Your instructions:
Copy all entries without alteration and skip the pictures they hold.

Dataset records:
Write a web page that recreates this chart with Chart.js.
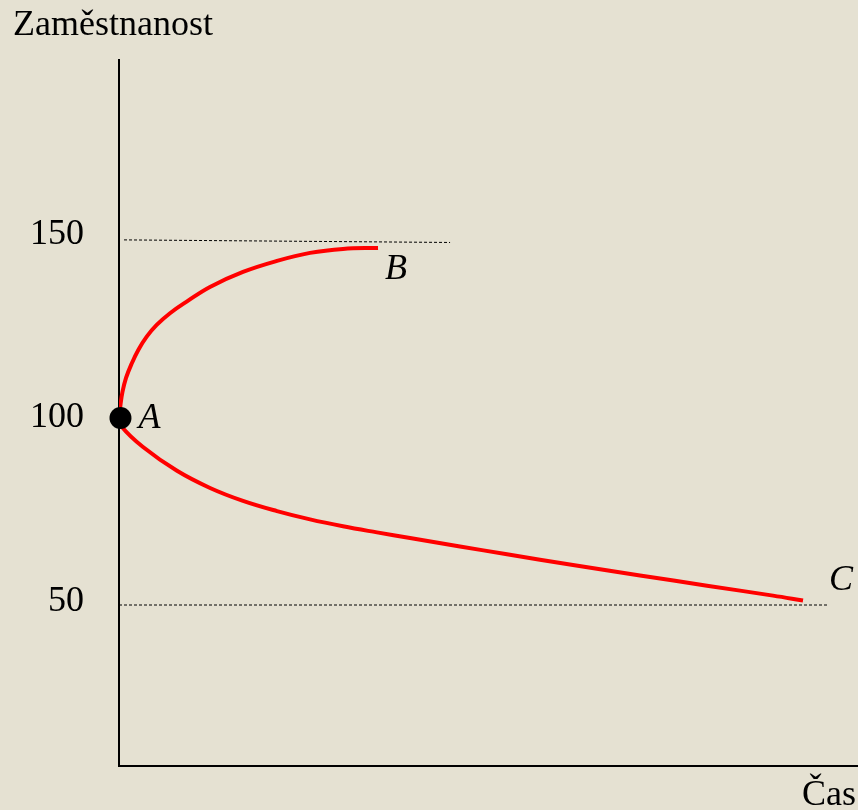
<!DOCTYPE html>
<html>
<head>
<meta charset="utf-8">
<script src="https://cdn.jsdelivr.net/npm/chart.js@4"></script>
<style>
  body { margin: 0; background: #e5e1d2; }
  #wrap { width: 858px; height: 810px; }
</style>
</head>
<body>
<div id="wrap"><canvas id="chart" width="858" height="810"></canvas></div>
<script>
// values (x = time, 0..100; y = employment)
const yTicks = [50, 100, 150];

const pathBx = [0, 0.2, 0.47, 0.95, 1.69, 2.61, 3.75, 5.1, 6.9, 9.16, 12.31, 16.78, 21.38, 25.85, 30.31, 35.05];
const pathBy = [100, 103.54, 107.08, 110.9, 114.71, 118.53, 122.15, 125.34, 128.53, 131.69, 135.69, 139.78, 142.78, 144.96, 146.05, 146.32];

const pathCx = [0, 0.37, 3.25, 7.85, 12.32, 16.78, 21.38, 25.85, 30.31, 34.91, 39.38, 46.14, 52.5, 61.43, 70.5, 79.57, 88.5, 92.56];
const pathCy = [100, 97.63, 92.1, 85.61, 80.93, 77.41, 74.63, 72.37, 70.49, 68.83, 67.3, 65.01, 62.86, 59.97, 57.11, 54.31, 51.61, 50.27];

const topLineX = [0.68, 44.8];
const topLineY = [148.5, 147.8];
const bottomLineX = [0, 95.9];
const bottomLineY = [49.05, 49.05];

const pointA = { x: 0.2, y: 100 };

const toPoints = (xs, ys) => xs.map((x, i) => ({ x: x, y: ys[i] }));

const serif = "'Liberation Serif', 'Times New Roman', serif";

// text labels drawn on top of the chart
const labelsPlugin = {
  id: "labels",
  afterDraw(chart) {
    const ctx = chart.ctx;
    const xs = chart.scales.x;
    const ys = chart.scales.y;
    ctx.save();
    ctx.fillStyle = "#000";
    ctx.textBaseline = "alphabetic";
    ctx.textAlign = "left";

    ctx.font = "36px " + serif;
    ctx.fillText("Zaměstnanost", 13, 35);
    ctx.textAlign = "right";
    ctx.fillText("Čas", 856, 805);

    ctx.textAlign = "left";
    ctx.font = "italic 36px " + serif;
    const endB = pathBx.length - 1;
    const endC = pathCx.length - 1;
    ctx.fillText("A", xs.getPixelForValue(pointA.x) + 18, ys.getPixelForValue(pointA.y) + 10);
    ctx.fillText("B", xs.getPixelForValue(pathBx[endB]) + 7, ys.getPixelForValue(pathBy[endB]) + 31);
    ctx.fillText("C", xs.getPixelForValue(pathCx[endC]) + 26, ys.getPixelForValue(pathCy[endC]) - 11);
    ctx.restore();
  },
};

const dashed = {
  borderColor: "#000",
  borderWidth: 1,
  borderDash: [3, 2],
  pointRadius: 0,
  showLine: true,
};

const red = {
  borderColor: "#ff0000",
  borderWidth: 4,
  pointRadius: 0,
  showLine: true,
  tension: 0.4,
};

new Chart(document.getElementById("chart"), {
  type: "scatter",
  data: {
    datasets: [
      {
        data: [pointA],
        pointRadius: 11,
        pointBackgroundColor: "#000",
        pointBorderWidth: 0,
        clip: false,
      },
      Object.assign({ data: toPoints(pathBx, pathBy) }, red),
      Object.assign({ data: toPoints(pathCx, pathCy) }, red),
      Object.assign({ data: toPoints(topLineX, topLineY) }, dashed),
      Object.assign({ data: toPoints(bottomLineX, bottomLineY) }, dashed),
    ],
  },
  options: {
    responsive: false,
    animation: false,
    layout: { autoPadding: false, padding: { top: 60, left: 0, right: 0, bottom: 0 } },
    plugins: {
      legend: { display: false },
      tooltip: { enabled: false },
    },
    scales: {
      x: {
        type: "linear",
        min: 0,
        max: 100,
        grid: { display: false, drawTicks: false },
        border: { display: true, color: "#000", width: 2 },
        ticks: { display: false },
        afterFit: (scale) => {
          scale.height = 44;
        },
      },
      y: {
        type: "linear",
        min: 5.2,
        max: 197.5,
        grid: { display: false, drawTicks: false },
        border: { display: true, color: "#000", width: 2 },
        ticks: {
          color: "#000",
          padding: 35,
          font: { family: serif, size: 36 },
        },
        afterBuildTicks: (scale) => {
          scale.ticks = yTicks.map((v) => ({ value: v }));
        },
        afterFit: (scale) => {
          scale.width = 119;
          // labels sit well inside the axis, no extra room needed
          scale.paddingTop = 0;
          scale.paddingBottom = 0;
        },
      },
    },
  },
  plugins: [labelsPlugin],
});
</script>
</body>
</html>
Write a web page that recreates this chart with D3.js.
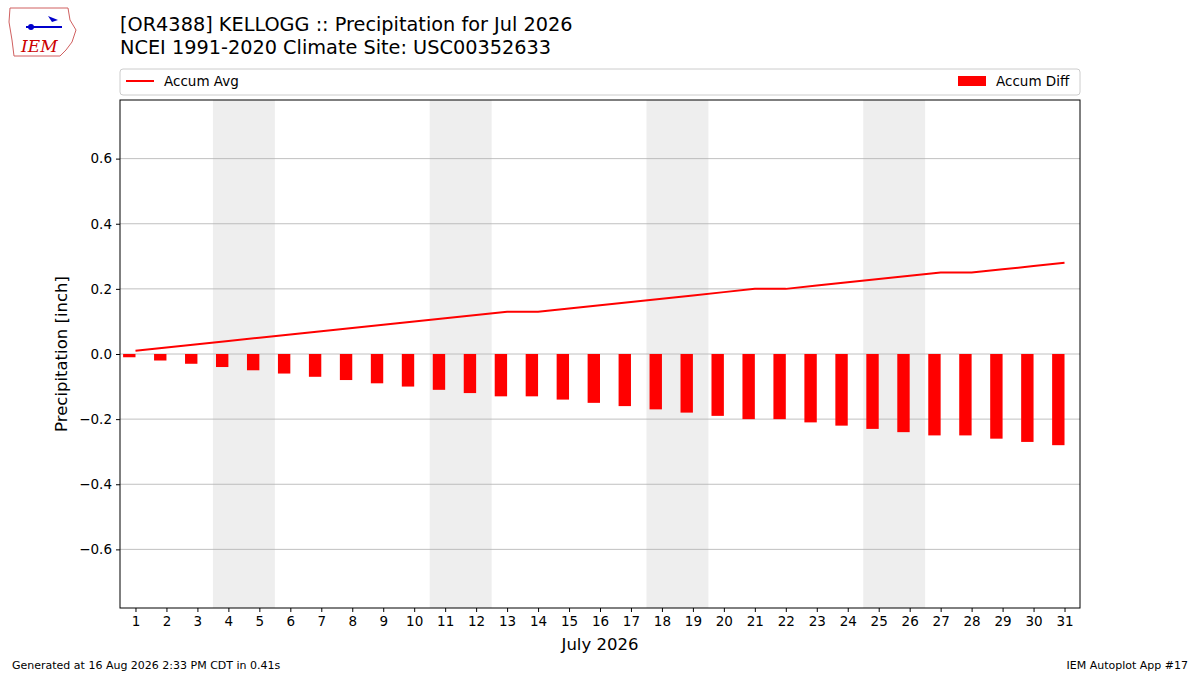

The solution:
Write a web page that recreates this chart with Chart.js.
<!DOCTYPE html>
<html>
<head>
<meta charset="utf-8">
<script src="https://cdn.jsdelivr.net/npm/chart.js@4"></script>
<style>
  body { margin: 0; background: #e5e1d2; }
  #wrap { width: 858px; height: 810px; }
</style>
</head>
<body>
<div id="wrap"><canvas id="chart" width="858" height="810"></canvas></div>
<script>
// values (x = time, 0..100; y = employment)
const yTicks = [50, 100, 150];

const pathBx = [0, 0.2, 0.47, 0.95, 1.69, 2.61, 3.75, 5.1, 6.9, 9.16, 12.31, 16.78, 21.38, 25.85, 30.31, 35.05];
const pathBy = [100, 103.54, 107.08, 110.9, 114.71, 118.53, 122.15, 125.34, 128.53, 131.69, 135.69, 139.78, 142.78, 144.96, 146.05, 146.32];

const pathCx = [0, 0.37, 3.25, 7.85, 12.32, 16.78, 21.38, 25.85, 30.31, 34.91, 39.38, 46.14, 52.5, 61.43, 70.5, 79.57, 88.5, 92.56];
const pathCy = [100, 97.63, 92.1, 85.61, 80.93, 77.41, 74.63, 72.37, 70.49, 68.83, 67.3, 65.01, 62.86, 59.97, 57.11, 54.31, 51.61, 50.27];

const topLineX = [0.68, 44.8];
const topLineY = [148.5, 147.8];
const bottomLineX = [0, 95.9];
const bottomLineY = [49.05, 49.05];

const pointA = { x: 0.2, y: 100 };

const toPoints = (xs, ys) => xs.map((x, i) => ({ x: x, y: ys[i] }));

const serif = "'Liberation Serif', 'Times New Roman', serif";

// text labels drawn on top of the chart
const labelsPlugin = {
  id: "labels",
  afterDraw(chart) {
    const ctx = chart.ctx;
    const xs = chart.scales.x;
    const ys = chart.scales.y;
    ctx.save();
    ctx.fillStyle = "#000";
    ctx.textBaseline = "alphabetic";
    ctx.textAlign = "left";

    ctx.font = "36px " + serif;
    ctx.fillText("Zaměstnanost", 13, 35);
    ctx.textAlign = "right";
    ctx.fillText("Čas", 856, 805);

    ctx.textAlign = "left";
    ctx.font = "italic 36px " + serif;
    const endB = pathBx.length - 1;
    const endC = pathCx.length - 1;
    ctx.fillText("A", xs.getPixelForValue(pointA.x) + 18, ys.getPixelForValue(pointA.y) + 10);
    ctx.fillText("B", xs.getPixelForValue(pathBx[endB]) + 7, ys.getPixelForValue(pathBy[endB]) + 31);
    ctx.fillText("C", xs.getPixelForValue(pathCx[endC]) + 26, ys.getPixelForValue(pathCy[endC]) - 11);
    ctx.restore();
  },
};

const dashed = {
  borderColor: "#000",
  borderWidth: 1,
  borderDash: [3, 2],
  pointRadius: 0,
  showLine: true,
};

const red = {
  borderColor: "#ff0000",
  borderWidth: 4,
  pointRadius: 0,
  showLine: true,
  tension: 0.4,
};

new Chart(document.getElementById("chart"), {
  type: "scatter",
  data: {
    datasets: [
      {
        data: [pointA],
        pointRadius: 11,
        pointBackgroundColor: "#000",
        pointBorderWidth: 0,
        clip: false,
      },
      Object.assign({ data: toPoints(pathBx, pathBy) }, red),
      Object.assign({ data: toPoints(pathCx, pathCy) }, red),
      Object.assign({ data: toPoints(topLineX, topLineY) }, dashed),
      Object.assign({ data: toPoints(bottomLineX, bottomLineY) }, dashed),
    ],
  },
  options: {
    responsive: false,
    animation: false,
    layout: { autoPadding: false, padding: { top: 60, left: 0, right: 0, bottom: 0 } },
    plugins: {
      legend: { display: false },
      tooltip: { enabled: false },
    },
    scales: {
      x: {
        type: "linear",
        min: 0,
        max: 100,
        grid: { display: false, drawTicks: false },
        border: { display: true, color: "#000", width: 2 },
        ticks: { display: false },
        afterFit: (scale) => {
          scale.height = 44;
        },
      },
      y: {
        type: "linear",
        min: 5.2,
        max: 197.5,
        grid: { display: false, drawTicks: false },
        border: { display: true, color: "#000", width: 2 },
        ticks: {
          color: "#000",
          padding: 35,
          font: { family: serif, size: 36 },
        },
        afterBuildTicks: (scale) => {
          scale.ticks = yTicks.map((v) => ({ value: v }));
        },
        afterFit: (scale) => {
          scale.width = 119;
          // labels sit well inside the axis, no extra room needed
          scale.paddingTop = 0;
          scale.paddingBottom = 0;
        },
      },
    },
  },
  plugins: [labelsPlugin],
});
</script>
</body>
</html>
Write a web page that recreates this chart with D3.js.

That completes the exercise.